**Objective**. In the listing below, identify each line with the word "diagram" and return those lines.
══ Items ══
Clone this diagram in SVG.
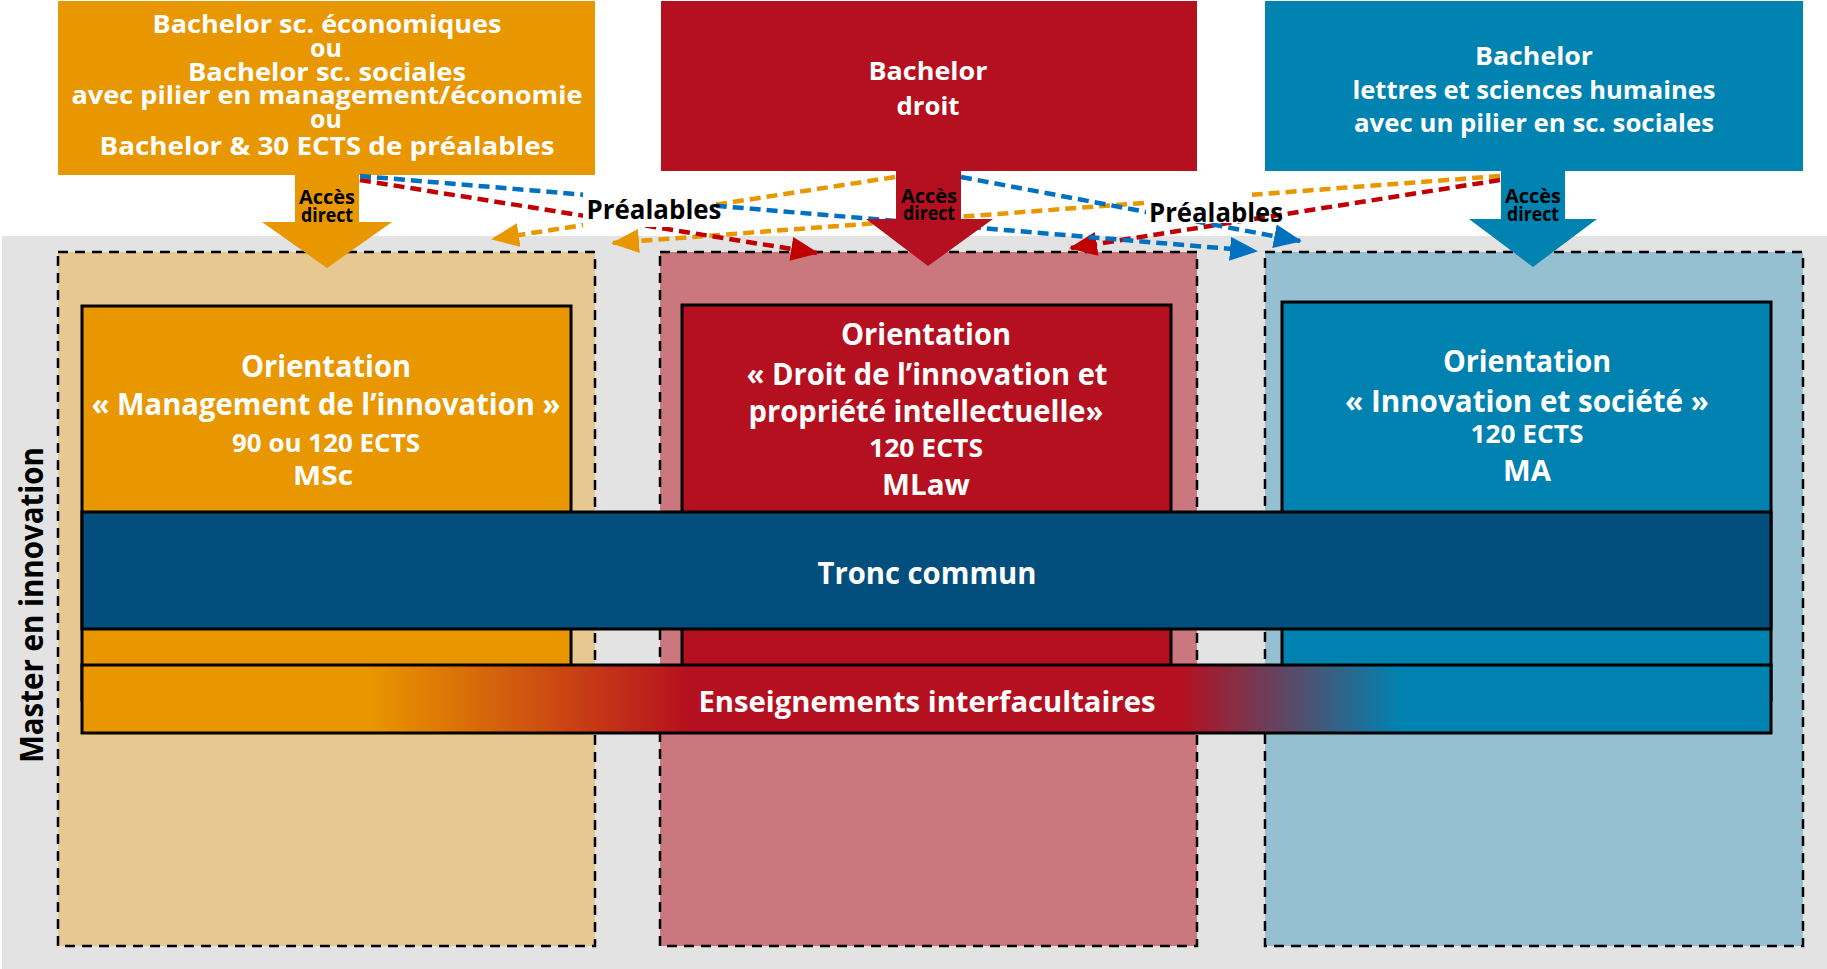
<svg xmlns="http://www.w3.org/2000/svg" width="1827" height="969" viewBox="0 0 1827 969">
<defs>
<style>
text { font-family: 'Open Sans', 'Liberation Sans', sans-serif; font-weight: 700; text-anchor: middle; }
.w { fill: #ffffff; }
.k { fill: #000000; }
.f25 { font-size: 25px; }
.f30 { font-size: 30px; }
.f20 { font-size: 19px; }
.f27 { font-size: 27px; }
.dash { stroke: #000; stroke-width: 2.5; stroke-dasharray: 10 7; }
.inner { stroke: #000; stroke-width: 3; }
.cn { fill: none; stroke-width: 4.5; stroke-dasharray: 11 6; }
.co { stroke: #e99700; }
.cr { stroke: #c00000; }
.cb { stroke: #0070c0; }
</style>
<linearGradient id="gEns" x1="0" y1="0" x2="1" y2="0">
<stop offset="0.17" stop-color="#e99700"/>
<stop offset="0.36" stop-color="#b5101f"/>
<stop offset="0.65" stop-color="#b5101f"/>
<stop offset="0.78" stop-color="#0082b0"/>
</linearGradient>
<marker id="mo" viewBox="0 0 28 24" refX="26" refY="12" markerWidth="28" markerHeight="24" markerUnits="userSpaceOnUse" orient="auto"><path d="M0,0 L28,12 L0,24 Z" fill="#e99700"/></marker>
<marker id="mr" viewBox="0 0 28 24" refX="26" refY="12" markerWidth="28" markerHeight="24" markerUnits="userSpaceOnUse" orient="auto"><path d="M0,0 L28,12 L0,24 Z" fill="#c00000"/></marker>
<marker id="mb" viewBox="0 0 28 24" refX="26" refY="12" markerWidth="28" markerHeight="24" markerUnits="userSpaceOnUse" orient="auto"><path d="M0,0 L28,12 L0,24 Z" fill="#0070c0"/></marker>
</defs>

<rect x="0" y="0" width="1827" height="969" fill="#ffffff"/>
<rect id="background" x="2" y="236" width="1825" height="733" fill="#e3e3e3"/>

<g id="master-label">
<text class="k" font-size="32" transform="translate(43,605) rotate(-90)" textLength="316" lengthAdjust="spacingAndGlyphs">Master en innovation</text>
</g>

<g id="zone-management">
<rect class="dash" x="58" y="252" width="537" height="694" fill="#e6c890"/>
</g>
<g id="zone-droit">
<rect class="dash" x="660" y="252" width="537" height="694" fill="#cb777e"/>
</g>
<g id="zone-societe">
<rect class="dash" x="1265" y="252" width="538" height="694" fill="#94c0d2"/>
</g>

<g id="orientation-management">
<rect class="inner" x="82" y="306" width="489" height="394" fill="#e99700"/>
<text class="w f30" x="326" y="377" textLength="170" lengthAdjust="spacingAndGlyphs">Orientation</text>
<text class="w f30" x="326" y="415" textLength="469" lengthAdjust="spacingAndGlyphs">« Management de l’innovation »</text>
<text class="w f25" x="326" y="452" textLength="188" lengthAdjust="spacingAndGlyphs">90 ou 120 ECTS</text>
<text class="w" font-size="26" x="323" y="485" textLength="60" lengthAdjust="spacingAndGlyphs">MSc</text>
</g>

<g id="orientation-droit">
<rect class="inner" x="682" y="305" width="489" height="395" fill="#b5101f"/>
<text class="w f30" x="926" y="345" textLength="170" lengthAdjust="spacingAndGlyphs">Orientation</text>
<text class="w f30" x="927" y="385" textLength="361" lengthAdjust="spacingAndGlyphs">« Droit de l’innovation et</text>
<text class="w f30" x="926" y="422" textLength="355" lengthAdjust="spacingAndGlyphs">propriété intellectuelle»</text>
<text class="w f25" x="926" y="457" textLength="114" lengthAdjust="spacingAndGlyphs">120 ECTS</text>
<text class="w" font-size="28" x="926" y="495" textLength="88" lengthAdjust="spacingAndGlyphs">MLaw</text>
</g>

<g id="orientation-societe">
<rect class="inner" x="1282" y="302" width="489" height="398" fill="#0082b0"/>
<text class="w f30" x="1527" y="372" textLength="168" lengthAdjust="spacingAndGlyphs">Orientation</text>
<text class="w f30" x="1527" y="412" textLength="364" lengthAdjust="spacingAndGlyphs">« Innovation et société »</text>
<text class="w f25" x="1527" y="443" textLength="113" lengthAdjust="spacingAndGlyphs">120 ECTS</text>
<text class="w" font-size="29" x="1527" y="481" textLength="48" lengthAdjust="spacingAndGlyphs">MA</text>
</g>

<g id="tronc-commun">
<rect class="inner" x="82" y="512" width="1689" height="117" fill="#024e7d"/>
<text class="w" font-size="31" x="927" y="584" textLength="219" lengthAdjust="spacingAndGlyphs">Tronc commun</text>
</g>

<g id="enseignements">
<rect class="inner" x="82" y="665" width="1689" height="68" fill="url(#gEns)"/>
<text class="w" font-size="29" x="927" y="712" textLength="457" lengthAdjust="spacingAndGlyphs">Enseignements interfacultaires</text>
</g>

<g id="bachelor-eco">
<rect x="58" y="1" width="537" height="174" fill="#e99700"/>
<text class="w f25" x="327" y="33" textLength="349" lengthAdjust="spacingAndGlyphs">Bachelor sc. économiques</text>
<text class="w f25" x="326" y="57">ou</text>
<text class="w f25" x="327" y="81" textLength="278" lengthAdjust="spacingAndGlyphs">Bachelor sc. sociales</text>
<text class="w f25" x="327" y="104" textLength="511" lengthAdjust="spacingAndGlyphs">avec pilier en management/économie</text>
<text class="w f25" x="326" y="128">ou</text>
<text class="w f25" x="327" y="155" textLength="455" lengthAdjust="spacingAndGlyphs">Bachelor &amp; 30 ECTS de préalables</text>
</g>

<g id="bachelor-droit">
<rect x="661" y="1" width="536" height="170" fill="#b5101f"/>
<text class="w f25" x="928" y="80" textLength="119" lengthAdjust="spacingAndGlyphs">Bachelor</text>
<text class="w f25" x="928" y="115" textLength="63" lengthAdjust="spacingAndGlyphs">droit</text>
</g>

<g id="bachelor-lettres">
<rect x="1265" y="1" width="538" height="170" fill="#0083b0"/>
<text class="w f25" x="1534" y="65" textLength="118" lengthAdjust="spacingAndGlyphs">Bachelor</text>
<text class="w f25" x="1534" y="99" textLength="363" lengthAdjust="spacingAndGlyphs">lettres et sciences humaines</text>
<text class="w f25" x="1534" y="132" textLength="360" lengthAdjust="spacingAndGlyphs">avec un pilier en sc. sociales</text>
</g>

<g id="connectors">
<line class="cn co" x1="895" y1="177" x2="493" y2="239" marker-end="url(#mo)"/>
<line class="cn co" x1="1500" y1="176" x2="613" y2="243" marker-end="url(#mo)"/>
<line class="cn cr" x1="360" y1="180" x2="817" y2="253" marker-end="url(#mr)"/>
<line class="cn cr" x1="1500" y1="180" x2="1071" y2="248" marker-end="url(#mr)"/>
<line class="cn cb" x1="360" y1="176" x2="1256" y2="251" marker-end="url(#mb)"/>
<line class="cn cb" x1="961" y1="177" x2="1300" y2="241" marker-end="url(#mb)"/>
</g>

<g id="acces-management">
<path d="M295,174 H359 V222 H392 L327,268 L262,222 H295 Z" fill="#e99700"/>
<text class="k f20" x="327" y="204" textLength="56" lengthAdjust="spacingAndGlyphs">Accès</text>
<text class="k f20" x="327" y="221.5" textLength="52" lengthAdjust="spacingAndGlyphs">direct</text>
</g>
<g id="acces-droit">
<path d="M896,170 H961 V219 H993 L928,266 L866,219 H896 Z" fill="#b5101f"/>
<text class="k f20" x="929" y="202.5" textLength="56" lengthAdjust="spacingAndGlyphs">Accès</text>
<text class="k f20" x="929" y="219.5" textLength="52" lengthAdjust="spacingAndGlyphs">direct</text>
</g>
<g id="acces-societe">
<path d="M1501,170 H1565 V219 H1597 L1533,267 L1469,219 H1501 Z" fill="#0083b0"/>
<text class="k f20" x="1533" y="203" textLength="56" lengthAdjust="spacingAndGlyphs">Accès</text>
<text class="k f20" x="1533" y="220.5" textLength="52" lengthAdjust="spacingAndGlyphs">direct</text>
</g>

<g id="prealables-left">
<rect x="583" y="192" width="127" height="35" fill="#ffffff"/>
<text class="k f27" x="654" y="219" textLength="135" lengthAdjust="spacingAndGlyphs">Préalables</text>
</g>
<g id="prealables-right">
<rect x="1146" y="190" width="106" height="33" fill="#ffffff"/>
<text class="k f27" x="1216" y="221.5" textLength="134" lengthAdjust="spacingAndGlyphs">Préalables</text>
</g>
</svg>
═══
══ Items ══
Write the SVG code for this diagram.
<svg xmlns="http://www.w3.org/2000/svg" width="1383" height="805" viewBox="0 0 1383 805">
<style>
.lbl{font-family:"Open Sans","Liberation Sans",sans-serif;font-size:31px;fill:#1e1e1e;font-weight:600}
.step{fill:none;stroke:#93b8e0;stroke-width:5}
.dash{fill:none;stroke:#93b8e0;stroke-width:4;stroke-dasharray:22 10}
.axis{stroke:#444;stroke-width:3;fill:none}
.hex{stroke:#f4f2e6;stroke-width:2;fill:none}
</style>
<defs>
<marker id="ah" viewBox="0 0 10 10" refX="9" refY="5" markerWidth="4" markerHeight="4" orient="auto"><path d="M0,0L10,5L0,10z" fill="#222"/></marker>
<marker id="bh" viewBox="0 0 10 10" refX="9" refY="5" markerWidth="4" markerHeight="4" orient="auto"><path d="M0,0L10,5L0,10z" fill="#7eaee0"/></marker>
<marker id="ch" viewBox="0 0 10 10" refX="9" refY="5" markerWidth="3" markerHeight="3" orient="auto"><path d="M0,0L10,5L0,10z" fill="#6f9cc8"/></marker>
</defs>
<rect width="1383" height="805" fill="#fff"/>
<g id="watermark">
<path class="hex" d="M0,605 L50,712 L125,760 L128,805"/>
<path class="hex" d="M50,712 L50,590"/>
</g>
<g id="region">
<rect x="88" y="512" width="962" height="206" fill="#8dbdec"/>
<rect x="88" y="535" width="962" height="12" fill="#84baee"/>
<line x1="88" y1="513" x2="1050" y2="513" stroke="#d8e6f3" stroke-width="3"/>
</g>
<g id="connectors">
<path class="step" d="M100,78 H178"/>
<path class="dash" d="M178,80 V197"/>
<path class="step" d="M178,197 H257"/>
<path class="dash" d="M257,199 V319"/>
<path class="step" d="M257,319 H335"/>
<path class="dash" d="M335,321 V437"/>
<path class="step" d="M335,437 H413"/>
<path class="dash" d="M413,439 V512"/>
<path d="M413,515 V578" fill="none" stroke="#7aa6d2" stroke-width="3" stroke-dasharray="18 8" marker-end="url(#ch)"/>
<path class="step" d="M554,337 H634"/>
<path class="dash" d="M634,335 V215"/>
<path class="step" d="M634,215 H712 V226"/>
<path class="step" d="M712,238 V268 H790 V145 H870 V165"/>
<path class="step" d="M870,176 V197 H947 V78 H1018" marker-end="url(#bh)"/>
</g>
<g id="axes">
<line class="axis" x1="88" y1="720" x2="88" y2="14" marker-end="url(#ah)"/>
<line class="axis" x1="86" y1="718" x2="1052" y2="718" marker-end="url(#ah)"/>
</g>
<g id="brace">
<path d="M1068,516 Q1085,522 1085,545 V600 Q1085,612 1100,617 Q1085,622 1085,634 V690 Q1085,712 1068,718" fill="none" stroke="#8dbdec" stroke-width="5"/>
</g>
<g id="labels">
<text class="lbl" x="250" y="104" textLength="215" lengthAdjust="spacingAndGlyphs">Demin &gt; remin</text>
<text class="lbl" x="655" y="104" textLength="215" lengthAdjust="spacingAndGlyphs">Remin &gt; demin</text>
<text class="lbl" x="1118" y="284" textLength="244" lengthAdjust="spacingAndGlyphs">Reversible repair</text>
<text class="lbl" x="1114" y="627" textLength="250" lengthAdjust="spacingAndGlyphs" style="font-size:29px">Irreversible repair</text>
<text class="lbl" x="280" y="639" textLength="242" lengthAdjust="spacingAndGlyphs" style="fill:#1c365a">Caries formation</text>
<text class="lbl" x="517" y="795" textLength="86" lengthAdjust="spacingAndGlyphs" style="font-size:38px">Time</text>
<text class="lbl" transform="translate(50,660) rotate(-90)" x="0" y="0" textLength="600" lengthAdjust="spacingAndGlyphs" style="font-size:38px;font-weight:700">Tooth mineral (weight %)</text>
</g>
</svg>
═══
**Response for this exercise**.
Clone this diagram in SVG.
Write the SVG code for this diagram.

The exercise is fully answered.